# THE EXERCISE:
Extract the full listing verbatim and drop any pictures from your copy.

— start DATA EXTRACT —

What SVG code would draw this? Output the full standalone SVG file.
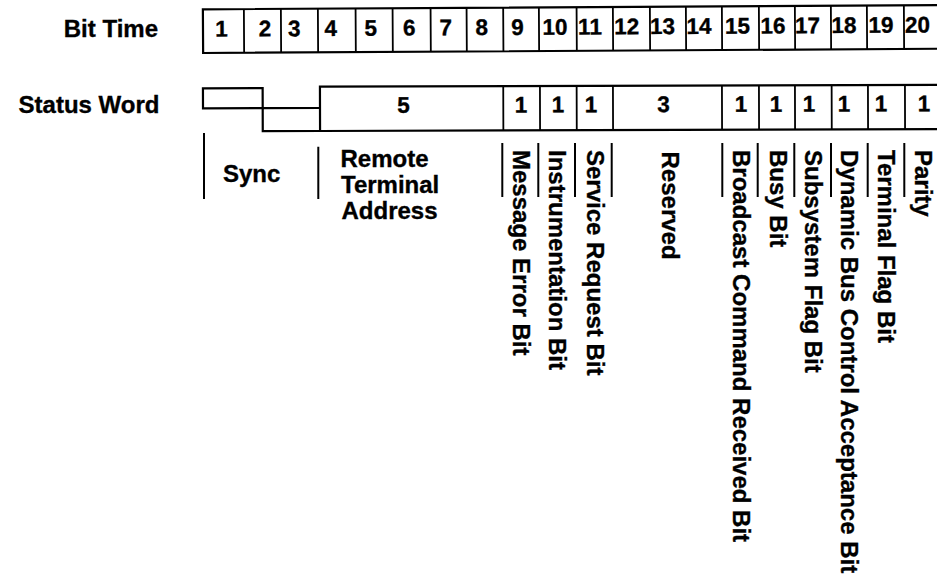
<svg xmlns="http://www.w3.org/2000/svg" width="937" height="579" viewBox="0 0 937 579">
<style>
text{font-family:"Liberation Sans",Arial,Helvetica,sans-serif;font-weight:bold;fill:#000;stroke:#000;stroke-width:0.35}
.lbl{font-size:24px}
.dig{font-size:22.5px;text-anchor:middle}
.box{fill:none;stroke:#000;stroke-width:2.2}
.div{fill:none;stroke:#000;stroke-width:1.8}
.sep{fill:none;stroke:#000;stroke-width:2}
</style>
<rect width="937" height="579" fill="#fff"/>
<g id="row-titles">
<text class="lbl" x="158" y="36.7" text-anchor="end">Bit Time</text>
<text class="lbl" x="159.5" y="113.3" text-anchor="end">Status Word</text>
</g>
<g id="bit-time-row" transform="rotate(-0.33 203 31)">
<path class="box" d="M940 9.3H203V53H940"/>
<path class="div" d="M244 9.3V53M281 9.3V53M318 9.3V53M355.7 9.3V53M392.7 9.3V53M430.7 9.3V53M466.7 9.3V53M503.3 9.3V53M539 9.3V53M576.7 9.3V53M613 9.3V53M650 9.3V53M686 9.3V53M722 9.3V53M759 9.3V53M795 9.3V53M831 9.3V53M867 9.3V53M904 9.3V53"/>
<g class="digits">
<text class="dig" x="221.5" y="36.7">1</text>
<text class="dig" x="265" y="36.7">2</text>
<text class="dig" x="294.2" y="36.7">3</text>
<text class="dig" x="330.8" y="36.7">4</text>
<text class="dig" x="370.8" y="36.7">5</text>
<text class="dig" x="409.2" y="36.7">6</text>
<text class="dig" x="445.8" y="36.7">7</text>
<text class="dig" x="481.8" y="36.7">8</text>
<text class="dig" x="517.5" y="36.7">9</text>
<text class="dig" x="555" y="36.7">10</text>
<text class="dig" x="590" y="36.7">11</text>
<text class="dig" x="626.7" y="36.7">12</text>
<text class="dig" x="662.5" y="36.7">13</text>
<text class="dig" x="699" y="36.7">14</text>
<text class="dig" x="737.5" y="36.7">15</text>
<text class="dig" x="773" y="36.7">16</text>
<text class="dig" x="807.5" y="36.7">17</text>
<text class="dig" x="844" y="36.7">18</text>
<text class="dig" x="881" y="36.7">19</text>
<text class="dig" x="917.5" y="36.7">20</text>
</g>
</g>
<g id="status-word-row" transform="rotate(-0.17 320 108)">
<g id="sync-field">
<path class="box" d="M203 88H262.7V108H203Z"/>
<path class="box" d="M262.7 108H320M262.7 108V131H320"/>
</g>
<path class="box" d="M940 86.7H320V131H940"/>
<path class="div" d="M503.3 86.7V131M540 86.7V131M576.7 86.7V131M613 86.7V131M722 86.7V131M759 86.7V131M795 86.7V131M831.7 86.7V131M868 86.7V131M905 86.7V131"/>
<g class="digits">
<text class="dig" x="403.5" y="113">5</text>
<text class="dig" x="521" y="113">1</text>
<text class="dig" x="558" y="113">1</text>
<text class="dig" x="591" y="113">1</text>
<text class="dig" x="663.5" y="113">3</text>
<text class="dig" x="741" y="113">1</text>
<text class="dig" x="776" y="113">1</text>
<text class="dig" x="809" y="113">1</text>
<text class="dig" x="844" y="113">1</text>
<text class="dig" x="881" y="113">1</text>
<text class="dig" x="924" y="113">1</text>
</g>
</g>
<g id="connectors">
<path class="sep" d="M204 133V199M318.3 146.7V199M502.3 143V197M538.3 143V197M575 143V197M611.7 143V197M722.3 143V197M757.7 143V197M794.3 143V197M831 143V197M867.7 143V197M904.3 143V197"/>
</g>
<g id="label-sync"><text class="lbl" x="223" y="181.7">Sync</text></g>
<g id="label-rta">
<text class="lbl" x="340.5" y="166.7">Remote</text>
<text class="lbl" x="341" y="193">Terminal</text>
<text class="lbl" x="341.5" y="219">Address</text>
</g>
<g id="label-message-error"><text class="lbl" transform="translate(513 150) rotate(90)">Message Error Bit</text></g>
<g id="label-instrumentation"><text class="lbl" transform="translate(549 150) rotate(90)">Instrumentation Bit</text></g>
<g id="label-service-request"><text class="lbl" transform="translate(586.5 150) rotate(90)">Service Request Bit</text></g>
<g id="label-reserved"><text class="lbl" transform="translate(662 151.5) rotate(90)">Reserved</text></g>
<g id="label-broadcast"><text class="lbl" transform="translate(733 150) rotate(90)">Broadcast Command Received Bit</text></g>
<g id="label-busy"><text class="lbl" transform="translate(769.5 150) rotate(90)">Busy Bit</text></g>
<g id="label-subsystem"><text class="lbl" transform="translate(805 150) rotate(90)">Subsystem Flag Bit</text></g>
<g id="label-dynamic-bus"><text class="lbl" transform="translate(841 150) rotate(90)">Dynamic Bus Control Acceptance Bit</text></g>
<g id="label-terminal-flag"><text class="lbl" transform="translate(878 150) rotate(90)">Terminal Flag Bit</text></g>
<g id="label-parity"><text class="lbl" transform="translate(915 150) rotate(90)">Parity</text></g>
</svg>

— end DATA EXTRACT —

# RESPONSE TO THE TASK:
What SVG code would draw this? Output the full standalone SVG file.
<svg xmlns="http://www.w3.org/2000/svg" width="937" height="579" viewBox="0 0 937 579">
<style>
text{font-family:"Liberation Sans",Arial,Helvetica,sans-serif;font-weight:bold;fill:#000;stroke:#000;stroke-width:0.35}
.lbl{font-size:24px}
.dig{font-size:22.5px;text-anchor:middle}
.box{fill:none;stroke:#000;stroke-width:2.2}
.div{fill:none;stroke:#000;stroke-width:1.8}
.sep{fill:none;stroke:#000;stroke-width:2}
</style>
<rect width="937" height="579" fill="#fff"/>
<g id="row-titles">
<text class="lbl" x="158" y="36.7" text-anchor="end">Bit Time</text>
<text class="lbl" x="159.5" y="113.3" text-anchor="end">Status Word</text>
</g>
<g id="bit-time-row" transform="rotate(-0.33 203 31)">
<path class="box" d="M940 9.3H203V53H940"/>
<path class="div" d="M244 9.3V53M281 9.3V53M318 9.3V53M355.7 9.3V53M392.7 9.3V53M430.7 9.3V53M466.7 9.3V53M503.3 9.3V53M539 9.3V53M576.7 9.3V53M613 9.3V53M650 9.3V53M686 9.3V53M722 9.3V53M759 9.3V53M795 9.3V53M831 9.3V53M867 9.3V53M904 9.3V53"/>
<g class="digits">
<text class="dig" x="221.5" y="36.7">1</text>
<text class="dig" x="265" y="36.7">2</text>
<text class="dig" x="294.2" y="36.7">3</text>
<text class="dig" x="330.8" y="36.7">4</text>
<text class="dig" x="370.8" y="36.7">5</text>
<text class="dig" x="409.2" y="36.7">6</text>
<text class="dig" x="445.8" y="36.7">7</text>
<text class="dig" x="481.8" y="36.7">8</text>
<text class="dig" x="517.5" y="36.7">9</text>
<text class="dig" x="555" y="36.7">10</text>
<text class="dig" x="590" y="36.7">11</text>
<text class="dig" x="626.7" y="36.7">12</text>
<text class="dig" x="662.5" y="36.7">13</text>
<text class="dig" x="699" y="36.7">14</text>
<text class="dig" x="737.5" y="36.7">15</text>
<text class="dig" x="773" y="36.7">16</text>
<text class="dig" x="807.5" y="36.7">17</text>
<text class="dig" x="844" y="36.7">18</text>
<text class="dig" x="881" y="36.7">19</text>
<text class="dig" x="917.5" y="36.7">20</text>
</g>
</g>
<g id="status-word-row" transform="rotate(-0.17 320 108)">
<g id="sync-field">
<path class="box" d="M203 88H262.7V108H203Z"/>
<path class="box" d="M262.7 108H320M262.7 108V131H320"/>
</g>
<path class="box" d="M940 86.7H320V131H940"/>
<path class="div" d="M503.3 86.7V131M540 86.7V131M576.7 86.7V131M613 86.7V131M722 86.7V131M759 86.7V131M795 86.7V131M831.7 86.7V131M868 86.7V131M905 86.7V131"/>
<g class="digits">
<text class="dig" x="403.5" y="113">5</text>
<text class="dig" x="521" y="113">1</text>
<text class="dig" x="558" y="113">1</text>
<text class="dig" x="591" y="113">1</text>
<text class="dig" x="663.5" y="113">3</text>
<text class="dig" x="741" y="113">1</text>
<text class="dig" x="776" y="113">1</text>
<text class="dig" x="809" y="113">1</text>
<text class="dig" x="844" y="113">1</text>
<text class="dig" x="881" y="113">1</text>
<text class="dig" x="924" y="113">1</text>
</g>
</g>
<g id="connectors">
<path class="sep" d="M204 133V199M318.3 146.7V199M502.3 143V197M538.3 143V197M575 143V197M611.7 143V197M722.3 143V197M757.7 143V197M794.3 143V197M831 143V197M867.7 143V197M904.3 143V197"/>
</g>
<g id="label-sync"><text class="lbl" x="223" y="181.7">Sync</text></g>
<g id="label-rta">
<text class="lbl" x="340.5" y="166.7">Remote</text>
<text class="lbl" x="341" y="193">Terminal</text>
<text class="lbl" x="341.5" y="219">Address</text>
</g>
<g id="label-message-error"><text class="lbl" transform="translate(513 150) rotate(90)">Message Error Bit</text></g>
<g id="label-instrumentation"><text class="lbl" transform="translate(549 150) rotate(90)">Instrumentation Bit</text></g>
<g id="label-service-request"><text class="lbl" transform="translate(586.5 150) rotate(90)">Service Request Bit</text></g>
<g id="label-reserved"><text class="lbl" transform="translate(662 151.5) rotate(90)">Reserved</text></g>
<g id="label-broadcast"><text class="lbl" transform="translate(733 150) rotate(90)">Broadcast Command Received Bit</text></g>
<g id="label-busy"><text class="lbl" transform="translate(769.5 150) rotate(90)">Busy Bit</text></g>
<g id="label-subsystem"><text class="lbl" transform="translate(805 150) rotate(90)">Subsystem Flag Bit</text></g>
<g id="label-dynamic-bus"><text class="lbl" transform="translate(841 150) rotate(90)">Dynamic Bus Control Acceptance Bit</text></g>
<g id="label-terminal-flag"><text class="lbl" transform="translate(878 150) rotate(90)">Terminal Flag Bit</text></g>
<g id="label-parity"><text class="lbl" transform="translate(915 150) rotate(90)">Parity</text></g>
</svg>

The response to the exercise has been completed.